E, voltando-se para o mais velho dos irmãos, assim falou:
– Deverias receber meu amigo, a metade de 35, isto é, 17 e meio. Receberás a metade de 36, portanto, 18. Nada tens a reclamar, pois é claro que saíste lucrando com esta divisão.
E, dirigindo-se ao segundo herdeiro, continuou:
– E tu, Hamed Namir, deverias receber um terço de 35, isto é 11 e pouco. Vais receber um terço de 36, isto é, 12. Não poderás protestar, pois tu também saíste com visível lucro na transação.
E disse por fim ao mais moço:
E tu jovem Harim Namir, segundo a vontade de teu pai, deverias receber a nona parte de 35, isto é 3 e tanto. Vais receber uma nona parte de 36, isto é, 4. O teu lucro foi igualmente notável. Só tens a agradecer-me pelo resultado!
E concluiu com a maior segurança e serenidade:
– Pela vantajosa divisão feita entre os irmãos Namir – partilha em que todos três saíram lucrando – couberam 18 camelos ao primeiro, 12 ao segundo e 4 ao terceiro, o que dá um resultado (18+12+4) de 34 camelos. Dos 36 camelos, sobram, portanto, dois. Um pertence como sabem ao bagdáli, meu amigo e companheiro, outro toca por direito a mim, por ter resolvido, a contento de todos, o complicado problema da herança!
– Sois inteligente, ó Estrangeiro! – exclamou o mais velho dos três irmãos.
– Aceitamos a vossa partilha na certeza de que foi feita com justiça e equidade!
E o astucioso Beremiz – o Homem que Calculava – tomou logo posse de um dos mais belos “jamales” do grupo e disse-me, entregando-me pela rédea o animal que me pertencia:
– Poderás agora, meu amigo, continuar a viajem no teu camelo manso e seguro! Tenho outro, especialmente para mim!

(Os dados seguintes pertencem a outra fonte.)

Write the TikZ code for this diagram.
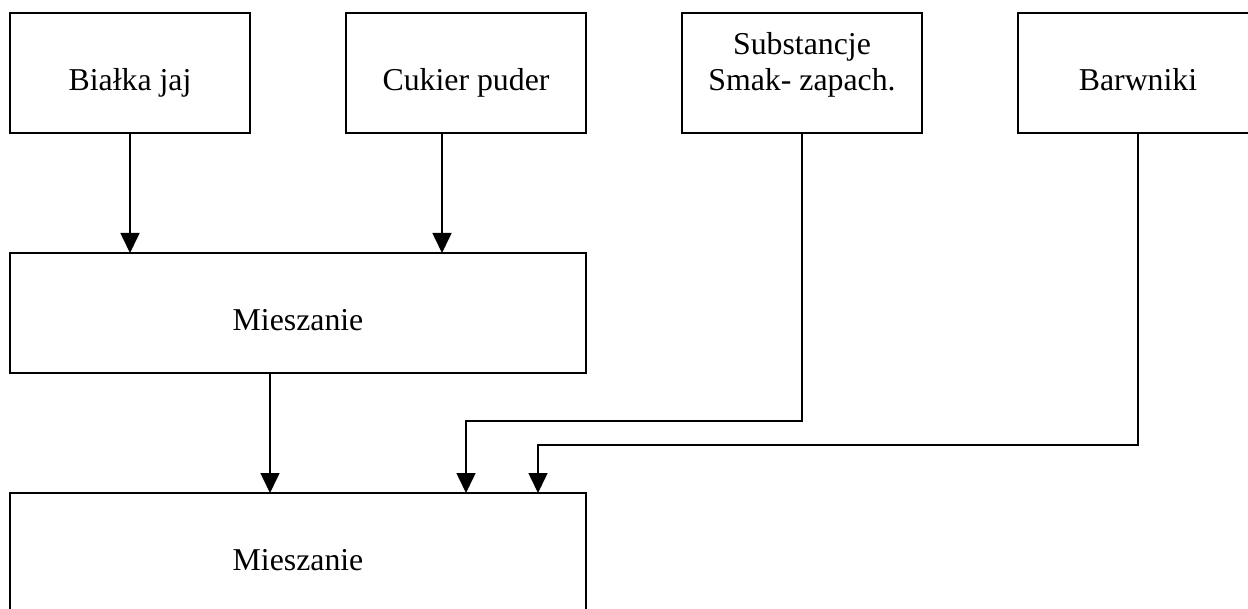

E continuamos nossa jornada para Bagdá.
1 Refúgio construído pelo governo ou por pessoas piedosas à beira do caminho, para servir de abrigo aos peregrinos. Espécie de rancho de grandes dimensões em que se acolhiam as caravanas.
2 Uma das muitas denominações que os árabes dão ao camelo.
Acabei de contar um conto e espero que a Matemática tenha aumentado um ponto em seu conceito.